ASSEMBLE AND BAKE THE DOUGH
- Starting with one of the long sides, roll the dough up into a tight 18" log. Use your fingers or palms on either end of the log to gently squeeze the log to "contain" the uneven ends. Using a sharp serrated knife and taking care to keep the seam side down, cut the log into 12 even slices. Don't worry if filling spills out.
- Place the slices cut side down in the prepared pan (4 rows of 3), gather any cinnamon-sugar that fell out, sprinkle over the rolls, then press down gently to flatten slightly. Cover loosely with foil or a kitchen towel. Allow rolls to rise for 1 and ½ hours.
- When cinnamon roll dough has risen, preheat the oven to 350ºF (177ºC).
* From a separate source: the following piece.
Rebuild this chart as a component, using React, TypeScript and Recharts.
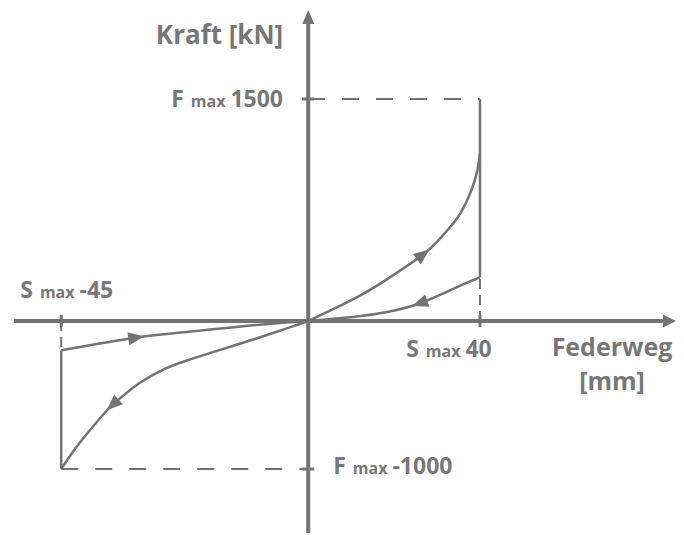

Bake the rolls for 28-32 minutes or until rolls just start to brown on top. You can cover the rolls with foil to prevent browning, if desired. Remove from the oven and allow to cool for 15 minutes while you prepare the cream cheese frosting.
CREAM CHEESE FROSTING
- Before starting on the cream cheese frosting, I highly recommend turning it into homemade rainbow chip frosting, which is what I did with the batch I photographed for this post. You'll see in that recipe that it makes double the amount of frosting called for in this funfetti cinnamon roll recipe, so you'd only need to use half of it.
- In a large bowl with a handheld mixer or the bowl of a stand mixer fitted with a paddle attachment, beat the butter and cream cheese on medium-high speed until smooth. Add the vanilla extract and beat again.
- Turn the mixer speed down to low and add the powdered sugar. Add the salt and continue mixing until smooth.
- Spread cream cheese frosting onto slightly cooled rolls, sprinkle with extra sprinkles (if desired), and serve rolls immediately. Leftover rolls stay fresh in an airtight container at room temperature up to 3 days or in the refrigerator up to 5 days. Reheat in the microwave for 8-10 seconds before serving.
- Make ahead: this dough can be made the ahead of time through step 1 of the “assemble and bake dough” instructions. Cover rolls with plastic wrap and allow to rest in the refrigerator overnight or up to 18 hours. In the morning (or when you are ready to bake the rolls), remove them from the refrigerator and allow to rise in a warm environment, about 1 hour. Continue with step 2 in the “assemble and bake dough” instructions.
- To freeze baked rolls: baked rolls freeze well, up to 3 months. Thaw overnight in the refrigerator and warm before enjoying.
- To freeze unbaked rolls: parbake the rolls in step 2 in “assemble and bake dough” instructions for 10 minutes at 350°F (177ºC). Allow to cool completely, cover tightly, then freeze. Remove the rolls from the freezer and allow to thaw in the refrigerator overnight. Finish baking for the remaining 18-22 minutes before frosting and serving.
All nutritional values are approximate and provided to the reader as a courtesy. Changing ingredients and/or quantities will alter the estimated nutritional calculations.